Un niño gordo me mira sin ternura. Demasiado serio. Una severidad impropia de su edad. No está enfadado, ni triste. Es una solemnidad de iceberg. Una ausencia estridente. Viste una camiseta blanca muy ancha y unos vaqueros con el cinturón exigido bajo su tripa. A su lado hay otros chavales. Casi todos sonríen, casi todos tienen peinados extraños, casi todos buscan algo más allá de mi mirada. El niño gordo parece ajeno al paisaje. Un balón se marchita en una esquina. Hay una portería con franjas rojas y blancas al fondo. Sin red. Llena de goles transparentes. El cielo está gris, henchido de lluvia. Sus ojos no se apartan de mí. Imagino su presente y sus futuros. Lo imagino volviendo a casa. Lo imagino creciendo, buscando su espacio entre nuevos compañeros. Siempre así. Retorcidamente serio. Con sus pupilas como galaxias frágiles.

La infancia es un desierto que, ya de adultos, imaginamos lleno de oasis. Pero recuerdo bien ese páramo. Las soledades y las dudas. Ese deber hacer como una noria que no dejaba de girar. Las rutinas. El vértigo de cada primera vez. La incomodidad del propio cuerpo, esa carne mudable. Todos esos amores apelotonados y volátiles. Las mochilas pesadas, el margen de los libros garabateado. Los padres, el olor a tabaco, las voces por la ventana, las maquinitas, los boquerones en vinagre, ayudar a las viejas a subir la compra para ganar un duro. ¿Qué queda de esos niños en los adultos que somos? ¿Cuánto hay en nosotros de aquellos días de lluvia en el patio del colegio? ¿Cómo quedamos en aquel partido? ¿Perdimos? ¿Cuánto nos dolió esa derrota? ¿Fallé?

El niño no deja de mirarme. Parece conocerme. Quizá ha sido por el gol, por ese gol encajado que leo en sus ojos. No lo he visto, quiero gritarle. No te he visto fallar.
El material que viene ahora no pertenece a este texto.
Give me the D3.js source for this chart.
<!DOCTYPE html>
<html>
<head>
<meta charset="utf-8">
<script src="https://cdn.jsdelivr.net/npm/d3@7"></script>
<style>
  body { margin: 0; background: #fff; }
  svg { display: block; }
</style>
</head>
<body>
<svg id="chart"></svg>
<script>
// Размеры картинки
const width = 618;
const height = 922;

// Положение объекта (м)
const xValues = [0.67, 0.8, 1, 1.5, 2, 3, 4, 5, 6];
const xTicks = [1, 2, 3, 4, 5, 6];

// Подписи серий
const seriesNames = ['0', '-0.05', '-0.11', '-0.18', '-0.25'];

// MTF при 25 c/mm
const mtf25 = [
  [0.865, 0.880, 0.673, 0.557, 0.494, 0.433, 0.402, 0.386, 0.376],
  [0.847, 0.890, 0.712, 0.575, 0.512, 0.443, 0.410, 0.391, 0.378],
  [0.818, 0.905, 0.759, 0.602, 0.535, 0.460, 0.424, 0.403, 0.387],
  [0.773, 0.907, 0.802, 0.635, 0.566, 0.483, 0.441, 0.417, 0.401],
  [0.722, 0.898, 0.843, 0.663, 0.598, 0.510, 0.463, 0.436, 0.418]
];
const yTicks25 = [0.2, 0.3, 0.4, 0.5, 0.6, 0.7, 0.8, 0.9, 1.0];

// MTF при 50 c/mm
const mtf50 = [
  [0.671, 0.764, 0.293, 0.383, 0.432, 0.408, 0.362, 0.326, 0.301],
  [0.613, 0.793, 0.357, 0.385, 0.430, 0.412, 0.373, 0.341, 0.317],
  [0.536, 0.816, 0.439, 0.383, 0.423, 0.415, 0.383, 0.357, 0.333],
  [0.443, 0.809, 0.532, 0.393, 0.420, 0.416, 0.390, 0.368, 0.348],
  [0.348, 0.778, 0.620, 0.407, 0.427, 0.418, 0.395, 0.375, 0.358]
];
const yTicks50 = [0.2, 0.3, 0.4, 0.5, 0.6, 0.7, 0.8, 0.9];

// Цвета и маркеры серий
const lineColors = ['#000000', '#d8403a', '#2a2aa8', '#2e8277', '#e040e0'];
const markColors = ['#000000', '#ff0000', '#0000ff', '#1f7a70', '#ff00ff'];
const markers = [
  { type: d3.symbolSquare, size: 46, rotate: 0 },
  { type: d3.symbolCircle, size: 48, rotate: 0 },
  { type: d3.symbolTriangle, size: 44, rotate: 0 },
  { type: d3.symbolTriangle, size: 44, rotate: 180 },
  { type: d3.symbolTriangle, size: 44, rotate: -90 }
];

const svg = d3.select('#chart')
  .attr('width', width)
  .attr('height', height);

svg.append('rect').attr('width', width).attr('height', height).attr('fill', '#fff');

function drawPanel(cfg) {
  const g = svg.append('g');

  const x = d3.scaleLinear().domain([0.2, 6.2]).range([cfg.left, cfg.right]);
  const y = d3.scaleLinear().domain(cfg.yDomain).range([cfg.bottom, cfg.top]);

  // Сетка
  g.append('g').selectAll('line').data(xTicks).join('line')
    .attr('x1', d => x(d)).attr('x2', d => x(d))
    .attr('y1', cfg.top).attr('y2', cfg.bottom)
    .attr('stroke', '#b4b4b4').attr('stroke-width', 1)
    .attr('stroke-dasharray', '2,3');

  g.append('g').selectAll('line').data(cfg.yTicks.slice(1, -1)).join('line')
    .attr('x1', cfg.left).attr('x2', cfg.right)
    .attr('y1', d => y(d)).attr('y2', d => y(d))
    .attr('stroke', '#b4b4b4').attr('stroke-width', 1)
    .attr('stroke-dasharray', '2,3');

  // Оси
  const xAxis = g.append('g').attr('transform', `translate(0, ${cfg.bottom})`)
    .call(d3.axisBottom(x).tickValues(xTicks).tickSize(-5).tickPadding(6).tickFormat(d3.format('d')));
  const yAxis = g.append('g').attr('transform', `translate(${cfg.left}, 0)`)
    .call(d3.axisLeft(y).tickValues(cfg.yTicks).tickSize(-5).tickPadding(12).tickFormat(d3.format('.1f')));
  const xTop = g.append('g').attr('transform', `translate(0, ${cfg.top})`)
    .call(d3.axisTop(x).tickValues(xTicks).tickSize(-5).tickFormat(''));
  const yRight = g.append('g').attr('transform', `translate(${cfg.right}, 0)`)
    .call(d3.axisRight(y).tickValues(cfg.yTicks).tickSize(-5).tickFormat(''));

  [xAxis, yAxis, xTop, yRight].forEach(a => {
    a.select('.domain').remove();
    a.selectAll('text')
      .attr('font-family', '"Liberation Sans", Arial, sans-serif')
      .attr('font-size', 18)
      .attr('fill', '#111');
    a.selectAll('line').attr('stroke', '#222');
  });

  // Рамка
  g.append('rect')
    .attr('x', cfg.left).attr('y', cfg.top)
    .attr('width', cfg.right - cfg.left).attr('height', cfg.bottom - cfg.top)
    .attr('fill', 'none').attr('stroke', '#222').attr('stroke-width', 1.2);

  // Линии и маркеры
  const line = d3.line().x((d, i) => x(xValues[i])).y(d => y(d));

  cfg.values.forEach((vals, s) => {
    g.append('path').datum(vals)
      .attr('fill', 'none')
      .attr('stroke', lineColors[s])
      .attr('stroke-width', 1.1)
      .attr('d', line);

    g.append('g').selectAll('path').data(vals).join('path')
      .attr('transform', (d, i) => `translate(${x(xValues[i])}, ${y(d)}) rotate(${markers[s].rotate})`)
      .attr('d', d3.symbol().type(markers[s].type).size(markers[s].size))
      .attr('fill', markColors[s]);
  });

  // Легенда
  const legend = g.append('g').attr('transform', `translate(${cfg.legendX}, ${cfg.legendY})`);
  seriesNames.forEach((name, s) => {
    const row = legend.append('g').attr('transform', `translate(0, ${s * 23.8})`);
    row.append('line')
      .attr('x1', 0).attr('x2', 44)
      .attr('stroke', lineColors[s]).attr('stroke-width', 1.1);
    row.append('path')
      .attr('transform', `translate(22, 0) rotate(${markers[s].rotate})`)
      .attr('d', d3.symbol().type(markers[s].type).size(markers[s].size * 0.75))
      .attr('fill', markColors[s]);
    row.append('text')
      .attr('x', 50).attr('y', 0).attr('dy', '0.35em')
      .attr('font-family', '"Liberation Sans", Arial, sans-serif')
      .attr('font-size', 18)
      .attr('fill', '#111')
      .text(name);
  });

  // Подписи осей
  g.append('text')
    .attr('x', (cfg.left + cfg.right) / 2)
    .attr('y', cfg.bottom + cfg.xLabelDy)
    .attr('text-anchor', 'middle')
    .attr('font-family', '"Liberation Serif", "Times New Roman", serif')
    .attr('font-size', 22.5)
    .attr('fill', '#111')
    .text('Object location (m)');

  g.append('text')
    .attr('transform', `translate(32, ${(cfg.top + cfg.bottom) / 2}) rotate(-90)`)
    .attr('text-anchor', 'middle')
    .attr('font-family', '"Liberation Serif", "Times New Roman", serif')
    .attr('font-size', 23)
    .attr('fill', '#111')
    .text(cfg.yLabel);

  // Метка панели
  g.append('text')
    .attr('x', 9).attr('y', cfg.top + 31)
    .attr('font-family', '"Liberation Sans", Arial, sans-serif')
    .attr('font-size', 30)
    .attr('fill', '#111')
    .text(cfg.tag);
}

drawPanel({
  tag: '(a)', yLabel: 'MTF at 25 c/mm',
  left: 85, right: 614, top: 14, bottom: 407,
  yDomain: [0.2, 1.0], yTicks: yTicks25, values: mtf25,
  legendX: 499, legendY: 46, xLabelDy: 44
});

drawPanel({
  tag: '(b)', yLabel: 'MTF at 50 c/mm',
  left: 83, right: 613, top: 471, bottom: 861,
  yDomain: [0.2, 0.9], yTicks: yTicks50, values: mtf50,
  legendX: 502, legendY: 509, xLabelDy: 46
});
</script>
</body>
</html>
No he visto tu estirada torpe e inútil en este partido improvisado que acabáis de echar en el recreo. Este partido de mierda de muchos contra muchos, con vaqueros algunos, otros con botas de agua por la amenaza de lluvia, camisas por fuera, el sudor dibujando su estela en el cuello del jersey. No os he visto pateando con fiereza, desordenados, gritones, con otros más pequeños cruzándose por mitad del campo de juego. No sé nada de ti, niño. Aunque te conozco desde siempre. Guardo en el corazón algo que te pertenece. No me mires así. No puedo salvar a quien no quiere ser salvado. El marcador se ha deshecho en cenizas. Sobre aquella pista construyeron un supermercado. Sólo quedas tú, la gravedad de aquel día, un gol en el último minuto y tu herida minúscula grabada en esta foto.
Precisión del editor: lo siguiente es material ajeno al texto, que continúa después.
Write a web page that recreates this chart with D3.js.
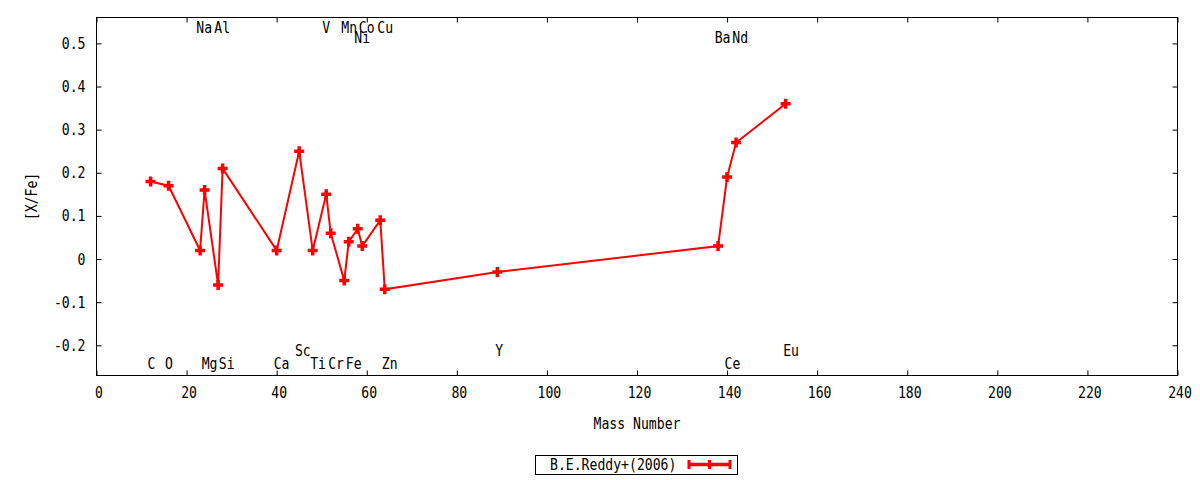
<!DOCTYPE html>
<html>
<head>
<meta charset="utf-8">
<script src="https://cdn.jsdelivr.net/npm/d3@7"></script>
<style>
  html, body { margin: 0; padding: 0; background: #fff; }
  text { font-family: "DejaVu Sans Mono", monospace; font-size: 15.5px; fill: #000; }
</style>
</head>
<body>
<svg id="chart" width="1200" height="480"></svg>
<script>
// ---- data ----
const elements = ["C","O","Na","Mg","Al","Si","Ca","Sc","Ti","V","Cr","Mn","Fe","Ni","Co","Cu","Zn","Y","Ba","Ce","Nd","Eu"];
const massNumbers = [12,16,23,24,27,28,40,45,48,51,52,55,56,58,59,63,64,89,138,140,142,153];
const xFe = [0.18,0.17,0.02,0.16,-0.06,0.21,0.02,0.25,0.02,0.15,0.06,-0.05,0.04,0.07,0.03,0.09,-0.07,-0.03,0.03,0.19,0.27,0.36];

const labelNames = ["Na","Al","V","Mn","Co","Cu","Ni","Ba","Nd","Sc","Y","Eu","C","O","Mg","Si","Ca","Ti","Cr","Fe","Zn","Ce"];
const labelX = [23.9,27.9,51.0,56.1,60.0,64.1,59.0,139.0,142.9,45.8,89.4,154.2,12.2,16.1,25.1,28.9,41.1,49.2,53.2,57.1,65.1,141.2];
const labelY = [0.535,0.535,0.535,0.535,0.535,0.535,0.512,0.512,0.512,-0.213,-0.213,-0.213,-0.244,-0.244,-0.244,-0.244,-0.244,-0.244,-0.244,-0.244,-0.244,-0.244];

const xTicks = [0,20,40,60,80,100,120,140,160,180,200,220,240];
const yTicks = [-0.2,-0.1,0,0.1,0.2,0.3,0.4,0.5];
const yTickLabels = ["-0.2","-0.1","0","0.1","0.2","0.3","0.4","0.5"];
const seriesName = "B.E.Reddy+(2006)";
const xTitle = "Mass Number";
const yTitle = "[X/Fe]";

// ---- layout ----
const L = 96.5, R = 1177.5, T = 17.5, B = 375.5;
const red = "#ff0000";
const CW = 7.9; // character advance of the narrow mono font
const svg = d3.select("#chart");
const narrow = sel => sel.each(function () {
  const t = d3.select(this), s = t.text();
  if (s.length) t.attr("textLength", s.length * CW).attr("lengthAdjust", "spacingAndGlyphs");
});

const x = d3.scaleLinear().domain([0, 240]).range([L, R]);
const y = d3.scaleLinear().domain([-0.27, 0.56]).range([B, T]);

// axes (inward ticks, mirrored)
const gx = svg.append("g").attr("transform", `translate(0,${B})`)
  .call(d3.axisBottom(x).tickValues(xTicks).tickSize(-5).tickPadding(11).tickFormat(d3.format("d")));
const gxt = svg.append("g").attr("transform", `translate(0,${T})`)
  .call(d3.axisTop(x).tickValues(xTicks).tickSize(-5).tickFormat(""));
const gy = svg.append("g").attr("transform", `translate(${L},0)`)
  .call(d3.axisLeft(y).tickValues(yTicks).tickSize(-5).tickPadding(11).tickFormat((d, i) => yTickLabels[i]));
const gyr = svg.append("g").attr("transform", `translate(${R},0)`)
  .call(d3.axisRight(y).tickValues(yTicks).tickSize(-5).tickFormat(""));
[gx, gxt, gy, gyr].forEach(g => {
  g.select(".domain").remove();
  g.selectAll(".tick line").attr("stroke", "#000");
  g.selectAll("text").attr("font-size", null).attr("font-family", null).attr("fill", "#000").call(narrow);
});
gx.selectAll(".tick text").attr("dx", "2");

svg.append("rect").attr("x", L).attr("y", T).attr("width", R - L).attr("height", B - T)
  .attr("fill", "none").attr("stroke", "#000").attr("stroke-width", 1);

// titles
svg.append("text").attr("x", (L + R) / 2).attr("y", 424).attr("text-anchor", "middle")
  .attr("dominant-baseline", "central").text(xTitle).call(narrow);
svg.append("text").attr("transform", `translate(32,${(T + B) / 2}) rotate(-90)`)
  .attr("text-anchor", "middle").attr("dominant-baseline", "central").text(yTitle).call(narrow);

// element labels
svg.append("g").selectAll("text").data(labelNames).join("text")
  .attr("x", (d, i) => x(labelX[i])).attr("y", (d, i) => y(labelY[i]))
  .attr("text-anchor", "middle").attr("dominant-baseline", "central").text(d => d).call(narrow);

// line
const pts = massNumbers.map((m, i) => [m, xFe[i]]);
svg.append("path").datum(pts)
  .attr("fill", "none").attr("stroke", red).attr("stroke-width", 2)
  .attr("d", d3.line().x(d => x(d[0])).y(d => y(d[1])));

// markers (thick plus)
const plus = (cx, cy, s) => `M${cx - s},${cy}H${cx + s}M${cx},${cy - s}V${cy + s}`;
svg.append("g").selectAll("path").data(pts).join("path")
  .attr("d", d => plus(x(d[0]), y(d[1]), 5))
  .attr("stroke", red).attr("stroke-width", 3.5).attr("fill", "none");

// legend
const lg = svg.append("g");
lg.append("rect").attr("x", 535.5).attr("y", 455.5).attr("width", 202).attr("height", 19)
  .attr("fill", "#fff").attr("stroke", "#000");
lg.append("text").attr("x", 550).attr("y", 465).attr("dominant-baseline", "central").text(seriesName).call(narrow);
lg.append("path").attr("d", "M688,464.5H731").attr("stroke", red).attr("stroke-width", 3.5);
lg.append("path").attr("d", "M689,460V469M730,460V469M709.5,460V469").attr("stroke", red).attr("stroke-width", 3);
</script>
</body>
</html>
En esa foto en la que un niño gordo me mira. Un niño que soy yo. Con un azote de derrota en la cara, en una mañana oscura del 89, sobre la pista verde de mi colegio. Despreciando un balón. Rodeado de niños que ahora son adultos y a los que no he visto desde entonces. Un niño que creció y sintió dolores nuevos, porque la vida es un aprendizaje de tinieblas. No quiero saber nada de ese niño y quiero saberlo todo. Dónde está ahora. Si sobrevivió al tiempo. Si le siguen escociendo así los goles. Miro esa foto para entenderme, porque la infancia es un espejo rayado. No te vi fallar, le digo. Pero yo sí te he visto fallar a ti, me responde. Siento decepcionarle. Quiero que abandone esa seriedad perpetua, en esa foto del colegio que apareció en casa de mis padres. Quiero que olvide aquel gol que se tragó, porque quizá fue el primero, pero no sería el último. Hay goles de esos todos los días, quiero decirle a ese niño gordo que me mira. Hay momentos buenos y momentos malos, quiero decirle. No es consuelo. Es la verdad, una verdad terrible por su simpleza. Crecerás, y seguirás mirando así en otras fotos, con idéntica tiniebla. Mirando a un futuro que será de crepúsculo y azucenas. Un futuro de goles en contra. Soledad bulliciosa. Una cicatriz en la conciencia. Esa dureza en la mirada, fruto del dolor y del cansancio. Siempre estaré aquí, cerca de ti. Abrazado a nuestros errores como a un tesoro.